Matthew Pitt reports from Glasgow on the aftermath of Labour's disastrous showing in the Scottish elections, and outlines the lessons that must be learnt.
Matthew Pitt is the Parliamentary Assistant to Scottish Labour MP Willie Bain (Glasgow North East)
Notwithstanding a desire to forget the recent Scottish elections, it is important to reflect on the mistakes made, learn from these and plan ahead on how to change peoples’ perception about the Labour party; vitally, it had missed a grand opportunity to renew itself intellectually, organisationally and politically – something the party had not done since 2007. In the coming years, Labour needs to begin seizing the future before its opponents define the party as the past.
The Scottish campaign was based mainly on what was going on in Westminster instead of Holyrood, and was therefore a chase for voters based on a campaign strategy that was negative and backward-looking.
In its most simplistic form, what the party experienced on May 5th was a drastic loss of middle class voters in Scotland based on the straightforward reason that Labour did not represent their ambitions.
Core areas that were deemed winnable fell to the SNP because Labour had lost blue-collar and working-class support that did not massively swing towards Salmond’s party but often ended up not voting. This is underlined by the fact that some areas of Glasgow, for example, experienced a meagre turnout of around 34 per cent.
On the other hand, Labour should not lick their wounds by hiding behind the excuse that Lib Dem voters flocked in their masses to the SNP. In truth, many Labour voters had also been enticed by the SNP’s policies and their hugely charismatic leader.
In other words, Labour did not manage to convey a reason for these people to support its candidates, highlighted by the party’s dependence for them to come out in protest at what is happening in Westminster instead.
An important point the party failed to understand was that the elections were very different to a general one.
Instead of mainly competing with the centre right, which is embodied by the Tories, it had to take on the SNP on the centre left. Disappointingly, Labour did not manage to distinguish itself sufficiently on that side of the spectrum. On crime and policing, for example, its direction proved to be very divisive and turned away Lib Dem and moderate SNP voters.
So what does Labour have to do now for the future to prevent another Scotland disaster?
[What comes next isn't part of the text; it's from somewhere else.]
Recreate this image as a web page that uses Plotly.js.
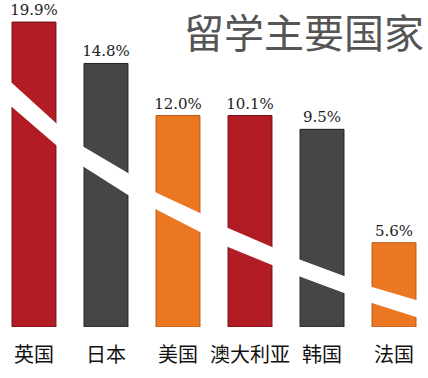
<!DOCTYPE html>
<html><head><meta charset="utf-8">
<script src="https://cdn.plot.ly/plotly-3.0.1.min.js"></script>
<style>html,body{margin:0;padding:0;background:#fff}#chart{width:428px;height:378px}</style>
</head><body><div id="chart"></div>
<script>
// Data
const categories = ['英国','日本','美国','澳大利亚','韩国','法国'];
const shareLabels = ['19.9%','14.8%','12.0%','10.1%','9.5%','5.6%'];
// Visual bar heights as drawn in the infographic (not proportional to labels)
const barHeights = [19.9, 17.2, 13.8, 13.8, 12.9, 5.5];
const barColors = ['#b21d25','#464646','#ec7722','#b21d25','#464646','#ec7722'];
const barLines = ['#6e0f14','#1e1e1e','#b85a16','#6e0f14','#1e1e1e','#b85a16'];
// Decorative white band crossing the bars
const bandX = [-0.47,-0.306,0.306,0.694,1.306,1.708,2.306,2.694,3.306,3.708,4.306,4.694,5.306,5.47];
const bandUpper = [16.6,15.92,13.31,11.75,10.05,8.74,7.44,6.46,5.22,4.37,3.33,2.61,1.76,1.53];
const bandLower = [15.06,14.36,11.88,10.44,8.61,7.63,6.20,5.22,4.05,3.26,2.22,1.57,0.65,0.40];

const xs = categories.map((c,i)=>i);
const bars = {
  type:'bar', x: xs, y: barHeights, width: 0.61,
  marker:{color: barColors, line:{color: barLines, width:1}},
  text: shareLabels, textposition:'outside', cliponaxis:false, constraintext:'none',
  textfont:{family:'DejaVu Serif, Liberation Serif, serif', size:15, color:'#222'},
  hoverinfo:'none'
};
const band = {
  type:'scatter', mode:'lines',
  x: bandX.concat(bandX.slice().reverse()),
  y: bandUpper.concat(bandLower.slice().reverse()),
  fill:'toself', fillcolor:'#ffffff', line:{color:'#ffffff', width:0},
  hoverinfo:'none'
};
const layout = {
  width:428, height:378,
  margin:{l:0, r:0, t:0, b:51},
  paper_bgcolor:'#fff', plot_bgcolor:'#fff',
  showlegend:false,
  xaxis:{range:[-0.472,5.472], tickvals: xs, ticktext: categories, showgrid:false, zeroline:false,
         showline:false, ticks:'outside', ticklen:10, tickcolor:'rgba(0,0,0,0)',
         tickfont:{family:'Noto Sans CJK SC', size:20, color:'#111'}, fixedrange:true},
  yaxis:{range:[0,21.34], visible:false, fixedrange:true},
  annotations:[{xref:'paper', yref:'paper', x:0.71, y:1, xanchor:'center', yanchor:'top',
    text:'留学主要国家', showarrow:false,
    font:{family:'Noto Sans CJK SC', size:40, color:'#555555'}}]
};
Plotly.newPlot('chart', [bars, band], layout, {staticPlot:true, displayModeBar:false});
</script></body></html>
The ongoing policy review launch first of all is a beginning but cannot be the end. It needs to go further and start involving the new generation of party members and activists from whatever tradition they may come from – be that Progress, Compass, Fabian or none.
A starting point would be to create a space for them in which they are able to discuss policies, hold conferences and ultimately publish their views to a wide audience.
In addition, Labour needs to work more closely with interested think tanks in order to develop ideas, whether that is on the environment or diversifying the Scottish economy. Ultimately, the party needs to come up with a new political narrative. This would directly translate into Labour beginning to build upon new principles in preparation for 2015.
It is a long way until general election day, but Labour needs to face the electorate and start thinking now, more than ever, what it stands for, where it is going and how it will get there.